Publication Date : 28-09-2012

 

Cross-border smuggling crimes are increasing in China and police have intensified checks on some remote areas, a senior border police officer said.

Zhu Qiming, deputy director of the border control department under the Ministry of Public Security, said six types of cross-border crimes, such as human and drug trafficking, are on the rise.

Border control police across the country cracked 29 major organised human-smuggling cases in 2011, involving at least 20 suspects in each case, according to the ministry.

The police also rooted out 25 human-smuggling gangs, and arrested 586 organisers or transporters involved in illegal immigration.

Border police uncovered 3,082 drug-related cases, arrested 3,819 suspects and seized nearly 6.5 metric tonnes of drugs last year, ministry figures show.

Year-on-year comparison figures were not released, but Zhu said that generally such crimes are on the rise, and criminals tend to be secretive and better organised, which poses greater challenges to police.

He said border control police have strengthened checks on some mountainous passes and installed more video surveillance equipment in key areas.

"We've enhanced supervision over costal ships and fishing vessels employees, and intensified coastal patrols in some key marine areas," Zhu said.

Zhu said tightened international cooperation also plays an important role in preventing and uncovering cross-border crimes.

He said the ministry's border control department has established cooperation with counterparts in 14 neighbouring countries, and signed bilateral and multilateral agreements on border management and combating crimes.

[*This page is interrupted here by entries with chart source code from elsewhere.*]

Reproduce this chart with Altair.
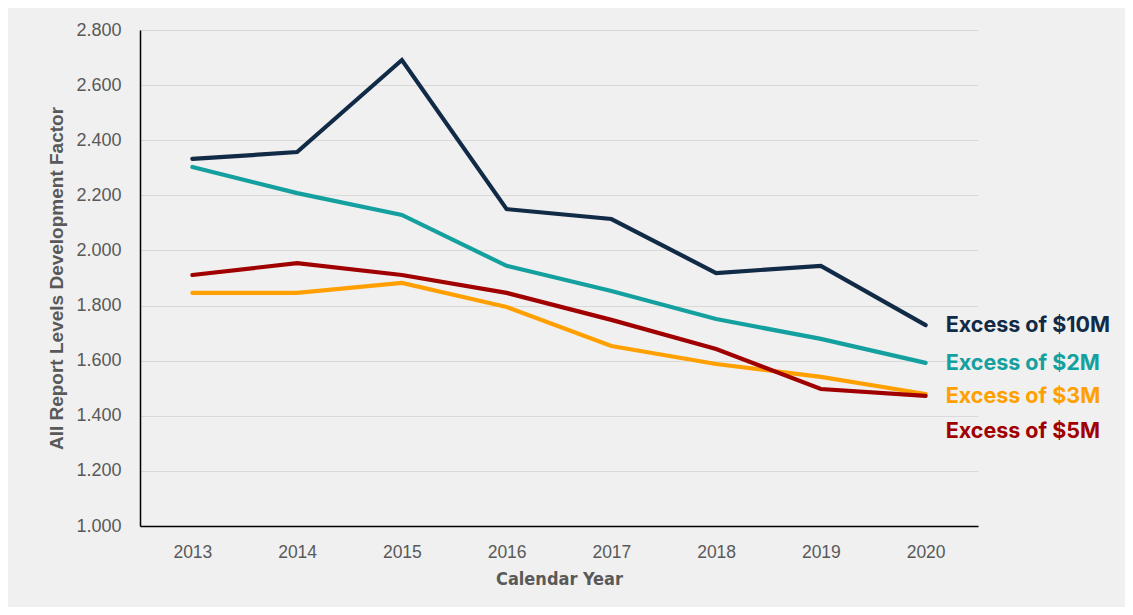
import altair as alt
import pandas as pd

years = ["2013", "2014", "2015", "2016", "2017", "2018", "2019", "2020"]
series_names = ["Excess of $10M", "Excess of $2M", "Excess of $3M", "Excess of $5M"]
excess_10m = [2.332, 2.357, 2.691, 2.150, 2.114, 1.918, 1.944, 1.729]
excess_2m = [2.303, 2.208, 2.129, 1.944, 1.853, 1.751, 1.679, 1.592]
excess_3m = [1.846, 1.846, 1.882, 1.795, 1.653, 1.588, 1.541, 1.479]
excess_5m = [1.911, 1.954, 1.911, 1.846, 1.748, 1.642, 1.497, 1.472]
colors = ["#112a46", "#14a09e", "#ffa000", "#a00000"]
y_ticks = [1.0, 1.2, 1.4, 1.6, 1.8, 2.0, 2.2, 2.4, 2.6, 2.8]

values = [excess_10m, excess_2m, excess_3m, excess_5m]
rows = []
for name, vals in zip(series_names, values):
    for yr, v in zip(years, vals):
        rows.append({"year": yr, "value": v, "series": name})
df = pd.DataFrame(rows)

x_scale = alt.Scale(type="point", padding=0.5, domain=years)

x_enc = alt.X(
    "year:O",
    scale=x_scale,
    axis=alt.Axis(
        title="Calendar Year",
        labelAngle=0,
        labelFont="Liberation Sans",
        labelFontSize=17.5,
        labelColor="#595959",
        labelPadding=17,
        titleFont="DejaVu Sans Condensed",
        titleFontSize=18,
        titleFontWeight="bold",
        titleColor="#595959",
        titlePadding=10,
        ticks=False,
        grid=False,
        domainColor="#000000",
        domainWidth=1.5,
    ),
)
y_enc = alt.Y(
    "value:Q",
    scale=alt.Scale(domain=[1.0, 2.8], nice=False, zero=False),
    axis=alt.Axis(
        title="All Report Levels Development Factor",
        values=y_ticks,
        format=".3f",
        labelFont="Liberation Sans",
        labelFontSize=18,
        labelColor="#595959",
        labelPadding=19,
        titleFont="Liberation Sans",
        titleFontSize=19,
        titleFontWeight="bold",
        titleColor="#595959",
        titlePadding=9,
        ticks=False,
        grid=True,
        gridColor="#d9d9d9",
        gridWidth=1.2,
        domainColor="#000000",
        domainWidth=1.5,
    ),
)

lines = alt.Chart(df).mark_line(strokeWidth=4.2, strokeCap="round", strokeJoin="miter").encode(
    x=x_enc,
    y=y_enc,
    color=alt.Color("series:N", scale=alt.Scale(domain=series_names, range=colors), legend=None),
    detail="series:N",
)

label_dy = [1, 1, 3, 36]
layers = [lines]
for name, vals, col, dy in zip(series_names, values, colors, label_dy):
    ldf = pd.DataFrame({"year": [years[-1]], "value": [vals[-1]], "label": [name]})
    layers.append(
        alt.Chart(ldf).mark_text(
            align="left", baseline="middle", dx=20, dy=dy,
            font="Inter", fontSize=21.5, fontWeight="bold", color=col,
        ).encode(x=alt.X("year:O", scale=x_scale),
                 y=alt.Y("value:Q"), text="label:N")
    )

chart = alt.layer(*layers).properties(
    width=838,
    height=496,
    background="#f0f0f0",
    autosize=alt.AutoSizeParams(type="none"),
    padding={"left": 132, "top": 22, "right": 147, "bottom": 81},
).configure_view(stroke=None)

chart.save("out.html", embed_options={"renderer": "svg", "actions": False})
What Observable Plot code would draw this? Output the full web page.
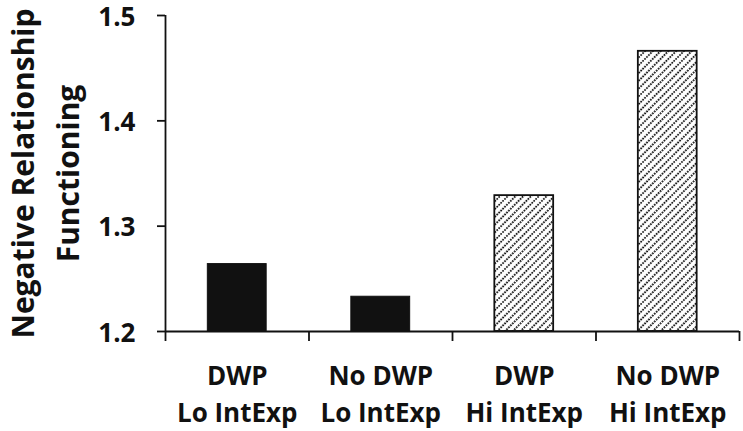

Meanwhile, the border control department has initiated the North Pacific Coast Guard Forum, together with the maritime law enforcement agencies from the United States, Canada, Russia, Japan, South Korea and some other countries. They regularly hold joint maritime exercises on fighting illegal immigration, drug trafficking and other cross-border crimes.

Zhu said more such international cooperation is needed, and priority will be placed on the joint initiative against terrorism-related smuggling. He did not elaborate.

China is adjacent to 14 countries, with 22,000 kilometres of borders, 18,000 kilometres of coastline and more than 300 ports.

"We can inform one another of our counterparts adjustments in migration policies and have more communication and cooperation in technology applications, personnel training, as well as cross-border rescue and clearance of passengers," said Li Guifang, deputy director of the criminal defence committee under the All China Lawyers' Association.